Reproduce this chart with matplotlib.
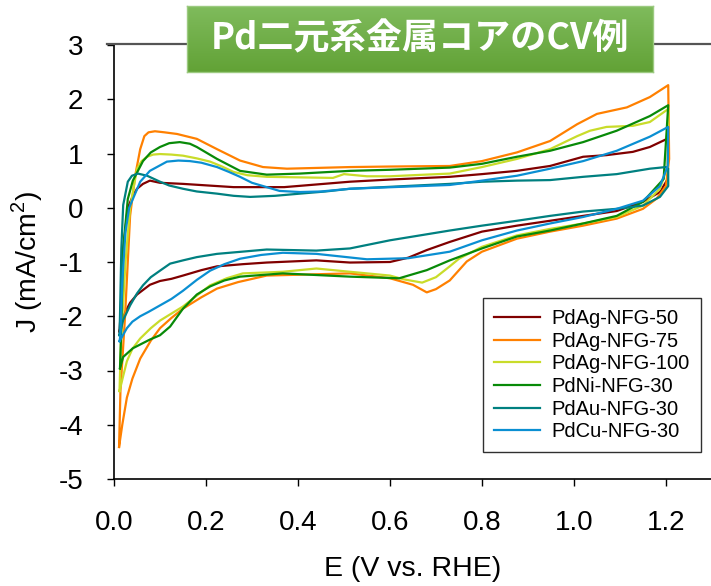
import numpy as np
import matplotlib
matplotlib.use("Agg")
import matplotlib.pyplot as plt
from matplotlib.lines import Line2D
from matplotlib.colors import LinearSegmentedColormap

plt.rcParams['font.family'] = ['Liberation Sans', 'DejaVu Sans']
plt.rcParams['mathtext.fontset'] = 'custom'
plt.rcParams['mathtext.rm'] = 'Liberation Sans'
plt.rcParams['axes.unicode_minus'] = False

title = 'Pd二元系金属コアのCV例'
labels = ['PdAg-NFG-50', 'PdAg-NFG-75', 'PdAg-NFG-100',
          'PdNi-NFG-30', 'PdAu-NFG-30', 'PdCu-NFG-30']
colors = ['#800000', '#ff8000', '#c9dc2a', '#088a08', '#008080', '#0a8fd2']

# anodic sweep (up) and cathodic sweep (dn), E in V vs RHE, J in mA/cm2
ag50_e_up = [0.012, 0.014, 0.02, 0.03, 0.04, 0.05, 0.063, 0.078, 0.10, 0.15, 0.26, 0.37,
             0.513, 0.60, 0.73, 0.80, 0.876, 0.948, 1.02, 1.071, 1.128, 1.165, 1.205]
ag50_j_up = [-2.28, -2.0, -0.75, 0.0, 0.2, 0.35, 0.44, 0.50, 0.46, 0.44, 0.38, 0.38,
             0.48, 0.52, 0.57, 0.62, 0.68, 0.77, 0.94, 0.97, 1.03, 1.12, 1.28]
ag50_e_dn = [1.205, 1.204, 1.187, 1.15, 1.093, 1.02, 0.948, 0.876, 0.80, 0.73, 0.68, 0.64,
             0.60, 0.513, 0.44, 0.332, 0.28, 0.224, 0.19, 0.15, 0.125, 0.10, 0.078, 0.05,
             0.035, 0.02, 0.012]
ag50_j_dn = [1.28, 0.53, 0.29, 0.11, -0.06, -0.15, -0.24, -0.33, -0.44, -0.63, -0.78, -0.92,
             -1.0, -1.01, -0.97, -1.01, -1.04, -1.08, -1.15, -1.25, -1.31, -1.35, -1.42, -1.6,
             -1.75, -2.0, -2.28]

ag75_e_up = [0.011, 0.014, 0.024, 0.035, 0.046, 0.057, 0.066, 0.075, 0.089, 0.11, 0.137, 0.18,
             0.224, 0.274, 0.324, 0.376, 0.513, 0.60, 0.73, 0.80, 0.876, 0.948, 1.007, 1.05,
             1.115, 1.165, 1.205]
ag75_j_up = [-4.41, -3.38, -2.0, -0.15, 0.59, 1.08, 1.32, 1.39, 1.41, 1.39, 1.36, 1.27,
             1.08, 0.87, 0.75, 0.72, 0.75, 0.76, 0.77, 0.86, 1.02, 1.23, 1.54, 1.73,
             1.85, 2.04, 2.26]
ag75_e_dn = [1.205, 1.207, 1.2, 1.18, 1.15, 1.093, 1.02, 0.948, 0.876, 0.80, 0.767, 0.73,
             0.70, 0.68, 0.65, 0.60, 0.513, 0.332, 0.27, 0.224, 0.19, 0.15, 0.125, 0.10,
             0.08, 0.057, 0.04, 0.028, 0.018, 0.011]
ag75_j_dn = [2.26, 0.9, 0.4, 0.17, -0.02, -0.2, -0.33, -0.44, -0.57, -0.81, -0.99, -1.34,
             -1.5, -1.56, -1.42, -1.3, -1.21, -1.25, -1.37, -1.49, -1.65, -1.86, -2.03, -2.22,
             -2.45, -2.78, -3.15, -3.5, -4.0, -4.41]

ag100_e_up = [0.012, 0.015, 0.025, 0.035, 0.05, 0.06, 0.072, 0.085, 0.10, 0.125, 0.15, 0.18,
              0.209, 0.235, 0.26, 0.29, 0.332, 0.476, 0.50, 0.55, 0.60, 0.65, 0.73, 0.80,
              0.876, 0.948, 1.007, 1.035, 1.071, 1.128, 1.165, 1.205]
ag100_j_up = [-3.38, -2.5, -1.0, 0.0, 0.72, 0.86, 0.94, 0.98, 0.99, 0.98, 0.96, 0.91,
              0.85, 0.76, 0.66, 0.6, 0.57, 0.55, 0.62, 0.58, 0.58, 0.6, 0.63, 0.75,
              0.9, 1.08, 1.32, 1.42, 1.49, 1.51, 1.58, 1.82]
ag100_e_dn = [1.205, 1.204, 1.187, 1.15, 1.093, 1.02, 0.948, 0.876, 0.80, 0.75, 0.73, 0.70,
              0.67, 0.63, 0.60, 0.513, 0.44, 0.367, 0.28, 0.245, 0.209, 0.18, 0.15, 0.125,
              0.10, 0.08, 0.057, 0.04, 0.028, 0.02, 0.012]
ag100_j_dn = [1.82, 0.77, 0.35, 0.04, -0.17, -0.29, -0.39, -0.51, -0.72, -0.94, -1.08, -1.28,
              -1.38, -1.32, -1.25, -1.18, -1.12, -1.18, -1.21, -1.3, -1.43, -1.62, -1.82, -1.95,
              -2.08, -2.22, -2.41, -2.6, -2.83, -3.1, -3.38]

ni30_e_up = [0.013, 0.015, 0.02, 0.03, 0.041, 0.063, 0.08, 0.10, 0.12, 0.143, 0.165, 0.18,
             0.224, 0.274, 0.332, 0.404, 0.513, 0.60, 0.73, 0.80, 0.876, 0.948, 1.02, 1.093,
             1.165, 1.205]
ni30_j_up = [-2.96, -2.46, -0.75, 0.16, 0.5, 0.86, 1.02, 1.12, 1.19, 1.21, 1.18, 1.12,
             0.9, 0.68, 0.61, 0.63, 0.68, 0.7, 0.74, 0.81, 0.94, 1.05, 1.21, 1.42,
             1.69, 1.89]
ni30_e_dn = [1.205, 1.195, 1.15, 1.093, 1.02, 0.948, 0.876, 0.80, 0.73, 0.68, 0.62, 0.513,
             0.367, 0.274, 0.24, 0.209, 0.18, 0.15, 0.122, 0.10, 0.078, 0.041, 0.02, 0.013]
ni30_j_dn = [1.89, 0.53, 0.11, -0.15, -0.29, -0.42, -0.53, -0.75, -0.97, -1.15, -1.3, -1.27,
             -1.21, -1.27, -1.34, -1.45, -1.6, -1.86, -2.19, -2.35, -2.43, -2.59, -2.75, -2.96]

au30_e_up = [0.012, 0.013, 0.016, 0.02, 0.03, 0.039, 0.052, 0.072, 0.10, 0.12, 0.15, 0.18,
             0.224, 0.26, 0.296, 0.35, 0.404, 0.46, 0.513, 0.73, 0.80, 0.876, 0.948, 1.02,
             1.093, 1.165, 1.2, 1.205]
au30_j_up = [-2.35, -2.0, -0.75, 0.05, 0.48, 0.59, 0.63, 0.59, 0.48, 0.41, 0.35, 0.3,
             0.26, 0.22, 0.2, 0.22, 0.26, 0.3, 0.35, 0.44, 0.48, 0.5, 0.51, 0.57,
             0.62, 0.72, 0.75, 0.72]
au30_e_dn = [1.205, 1.205, 1.187, 1.15, 1.093, 1.02, 0.948, 0.876, 0.80, 0.73, 0.60, 0.513,
             0.44, 0.332, 0.224, 0.18, 0.15, 0.122, 0.10, 0.08, 0.063, 0.05, 0.035, 0.02, 0.012]
au30_j_dn = [0.72, 0.4, 0.2, 0.04, -0.02, -0.07, -0.15, -0.24, -0.33, -0.42, -0.6, -0.75,
             -0.79, -0.77, -0.85, -0.91, -0.97, -1.03, -1.16, -1.28, -1.43, -1.58, -1.8,
             -2.07, -2.35]

cu30_e_up = [0.012, 0.014, 0.018, 0.025, 0.033, 0.041, 0.057, 0.078, 0.115, 0.14, 0.165, 0.19,
             0.224, 0.25, 0.274, 0.30, 0.332, 0.36, 0.404, 0.45, 0.513, 0.73, 0.80, 0.876,
             0.948, 1.02, 1.093, 1.165, 1.205]
cu30_j_up = [-2.46, -2.35, -1.36, -0.44, 0.0, 0.16, 0.48, 0.68, 0.85, 0.87, 0.86, 0.83,
             0.75, 0.66, 0.57, 0.46, 0.38, 0.31, 0.29, 0.3, 0.35, 0.42, 0.5, 0.59,
             0.72, 0.86, 1.05, 1.31, 1.49]
cu30_e_dn = [1.205, 1.204, 1.187, 1.15, 1.093, 1.02, 0.948, 0.876, 0.80, 0.73, 0.64, 0.55,
             0.44, 0.367, 0.32, 0.274, 0.24, 0.209, 0.18, 0.15, 0.125, 0.10, 0.075, 0.057,
             0.04, 0.028, 0.012]
cu30_j_dn = [1.49, 0.77, 0.4, 0.13, -0.02, -0.17, -0.29, -0.42, -0.6, -0.81, -0.93, -0.95,
             -0.85, -0.83, -0.87, -0.94, -1.04, -1.16, -1.33, -1.53, -1.68, -1.8, -1.92, -2.0,
             -2.1, -2.22, -2.46]

curves = [
    (ag50_e_up + ag50_e_dn, ag50_j_up + ag50_j_dn),
    (ag75_e_up + ag75_e_dn, ag75_j_up + ag75_j_dn),
    (ag100_e_up + ag100_e_dn, ag100_j_up + ag100_j_dn),
    (ni30_e_up + ni30_e_dn, ni30_j_up + ni30_j_dn),
    (au30_e_up + au30_e_dn, au30_j_up + au30_j_dn),
    (cu30_e_up + cu30_e_dn, cu30_j_up + cu30_j_dn),
]

W, H = 711, 586
fig = plt.figure(figsize=(W / 100, H / 100), dpi=100)
ax = fig.add_axes([114 / W, 1 - 479 / H, (W - 114) / W, (479 - 45) / H])

for (e, j), c, lab in zip(curves, colors, labels):
    ax.plot(e, j, color=c, lw=1.6, label=lab, solid_joinstyle='round')

ax.set_xlim(0, 1.298)
ax.set_ylim(-5, 3)
ax.set_xticks([0.0, 0.2, 0.4, 0.6, 0.8, 1.0, 1.2])
ax.set_xticklabels(['0.0', '0.2', '0.4', '0.6', '0.8', '1.0', '1.2'])
ax.set_yticks(range(-5, 4))
ax.tick_params(direction='out', length=5, width=1, labelsize=20, colors='black')
ax.tick_params(axis='x', pad=17)
ax.tick_params(axis='y', pad=17)
for s in ['top', 'right']:
    ax.spines[s].set_visible(False)
for s in ['left', 'bottom']:
    ax.spines[s].set_linewidth(1.2)

ax.set_xlabel('E (V vs. RHE)', fontsize=20.5, labelpad=15)
ax.set_ylabel('J (mA/cm$^2$)', fontsize=20.5, labelpad=10)

leg = ax.legend(loc='upper left', bbox_to_anchor=((483 - 114) / (W - 114), (479 - 298) / 434),
                borderaxespad=0, fontsize=14.5, frameon=True, fancybox=False,
                edgecolor='#303030', framealpha=1, handlelength=2.3, handletextpad=0.55,
                labelspacing=0.18, borderpad=0.55)
leg.get_frame().set_linewidth(1.0)

# decorative slide line and title banner
fig.add_artist(Line2D([107 / W, 1.0], [1 - 44 / H] * 2, color='#555555', lw=1.6, zorder=1))
bx = fig.add_axes([187 / W, 1 - 72 / H, 466 / W, 66 / H], zorder=5)
cmap = LinearSegmentedColormap.from_list('g', ['#7fbb5c', '#62a236'])
bx.imshow(np.linspace(0, 1, 50).reshape(-1, 1), aspect='auto', cmap=cmap, extent=[0, 1, 0, 1])
bx.set_xlim(0, 1)
bx.set_ylim(0, 1)
bx.set_xticks([])
bx.set_yticks([])
for s in bx.spines.values():
    s.set_color('#9cca80')
    s.set_linewidth(1.0)
bx.text(0.5, 0.5, title, ha='center', va='center', color='white', fontsize=26,
        fontweight='bold', family=['Noto Sans CJK JP', 'DejaVu Sans'])

fig.savefig('out.png', dpi=100)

________________

### Instructions to follow
Print, exactly as written, the lines above from the first one to the one containing "from matplotlib.colors import". Leave out pictures.

### Complete answer
Reproduce this chart with matplotlib.
import numpy as np
import matplotlib
matplotlib.use("Agg")
import matplotlib.pyplot as plt
from matplotlib.lines import Line2D
from matplotlib.colors import LinearSegmentedColormap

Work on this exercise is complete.